== Data provided
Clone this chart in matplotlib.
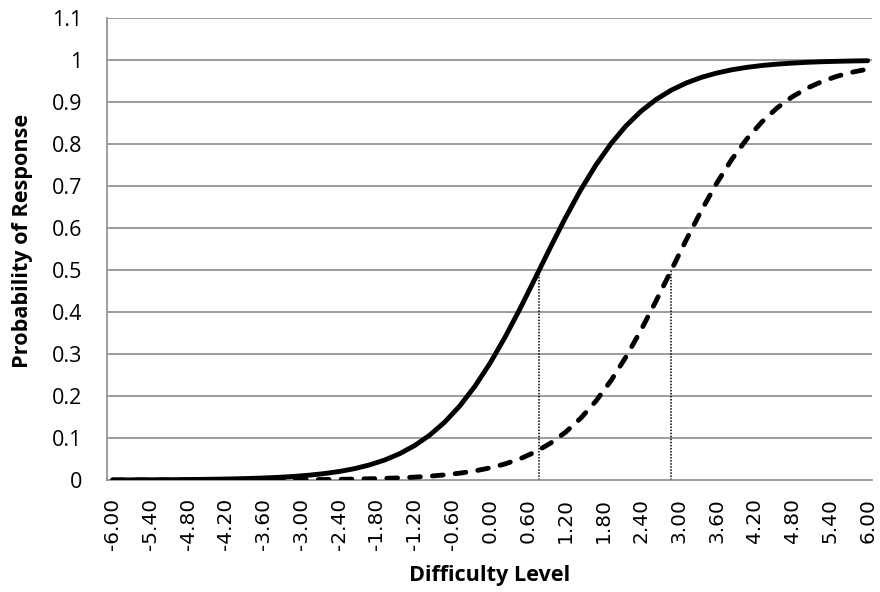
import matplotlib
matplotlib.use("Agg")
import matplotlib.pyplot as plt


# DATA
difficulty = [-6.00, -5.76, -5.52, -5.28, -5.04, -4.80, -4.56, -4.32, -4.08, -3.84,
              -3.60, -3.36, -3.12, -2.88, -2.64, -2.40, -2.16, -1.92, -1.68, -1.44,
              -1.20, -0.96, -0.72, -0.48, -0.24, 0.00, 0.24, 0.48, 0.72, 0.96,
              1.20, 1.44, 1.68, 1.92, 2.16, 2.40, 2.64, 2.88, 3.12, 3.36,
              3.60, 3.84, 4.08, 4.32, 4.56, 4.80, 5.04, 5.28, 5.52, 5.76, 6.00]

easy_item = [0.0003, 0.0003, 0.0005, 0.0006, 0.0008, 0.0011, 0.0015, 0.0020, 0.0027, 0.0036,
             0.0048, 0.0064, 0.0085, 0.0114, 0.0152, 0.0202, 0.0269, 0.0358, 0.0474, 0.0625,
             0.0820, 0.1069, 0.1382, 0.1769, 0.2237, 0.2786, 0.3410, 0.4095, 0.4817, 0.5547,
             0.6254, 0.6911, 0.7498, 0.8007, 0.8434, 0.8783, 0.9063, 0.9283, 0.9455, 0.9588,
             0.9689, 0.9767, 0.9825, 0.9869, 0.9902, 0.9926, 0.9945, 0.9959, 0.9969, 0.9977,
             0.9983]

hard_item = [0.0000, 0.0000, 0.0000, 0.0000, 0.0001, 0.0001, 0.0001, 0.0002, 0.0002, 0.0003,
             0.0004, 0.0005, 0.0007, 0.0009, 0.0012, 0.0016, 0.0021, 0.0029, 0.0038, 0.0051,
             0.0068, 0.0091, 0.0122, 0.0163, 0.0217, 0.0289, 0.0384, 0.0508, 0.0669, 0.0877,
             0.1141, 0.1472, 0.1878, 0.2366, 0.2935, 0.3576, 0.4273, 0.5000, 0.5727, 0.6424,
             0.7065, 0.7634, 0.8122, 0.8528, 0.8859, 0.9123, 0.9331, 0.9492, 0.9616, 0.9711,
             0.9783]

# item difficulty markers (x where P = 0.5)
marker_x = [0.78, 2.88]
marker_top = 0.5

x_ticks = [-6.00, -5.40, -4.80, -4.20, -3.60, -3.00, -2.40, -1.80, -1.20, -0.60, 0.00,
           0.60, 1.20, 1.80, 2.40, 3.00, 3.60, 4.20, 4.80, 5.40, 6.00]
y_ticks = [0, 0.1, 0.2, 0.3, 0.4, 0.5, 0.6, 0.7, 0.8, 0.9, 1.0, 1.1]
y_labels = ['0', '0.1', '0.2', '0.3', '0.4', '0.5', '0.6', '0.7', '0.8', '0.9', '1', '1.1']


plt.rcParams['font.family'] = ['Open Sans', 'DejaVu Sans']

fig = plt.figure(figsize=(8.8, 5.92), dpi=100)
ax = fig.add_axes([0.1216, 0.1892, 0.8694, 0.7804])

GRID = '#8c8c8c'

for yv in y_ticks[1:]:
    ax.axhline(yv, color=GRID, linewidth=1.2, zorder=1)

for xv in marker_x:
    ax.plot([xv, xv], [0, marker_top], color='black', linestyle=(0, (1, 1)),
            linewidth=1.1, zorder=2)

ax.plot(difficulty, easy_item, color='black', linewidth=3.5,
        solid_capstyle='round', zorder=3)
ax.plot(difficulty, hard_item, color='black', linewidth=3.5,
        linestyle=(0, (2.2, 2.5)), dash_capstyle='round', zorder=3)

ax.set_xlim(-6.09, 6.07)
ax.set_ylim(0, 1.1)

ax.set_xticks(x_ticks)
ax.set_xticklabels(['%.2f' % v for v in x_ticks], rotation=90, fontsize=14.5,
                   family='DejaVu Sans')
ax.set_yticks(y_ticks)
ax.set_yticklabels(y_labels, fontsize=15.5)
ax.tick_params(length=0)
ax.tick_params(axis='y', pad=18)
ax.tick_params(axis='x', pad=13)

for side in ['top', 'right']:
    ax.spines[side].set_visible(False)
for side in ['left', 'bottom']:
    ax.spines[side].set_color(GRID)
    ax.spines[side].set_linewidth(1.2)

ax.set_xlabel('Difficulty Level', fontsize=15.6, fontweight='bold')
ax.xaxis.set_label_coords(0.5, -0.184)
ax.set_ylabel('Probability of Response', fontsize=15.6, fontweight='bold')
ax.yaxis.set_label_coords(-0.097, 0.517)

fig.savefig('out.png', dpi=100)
====
» Task description
Go through the material line by line. Show each line that contains the string "matplotlib".

» Exercise result
Clone this chart in matplotlib.
import matplotlib
matplotlib.use("Agg")
import matplotlib.pyplot as plt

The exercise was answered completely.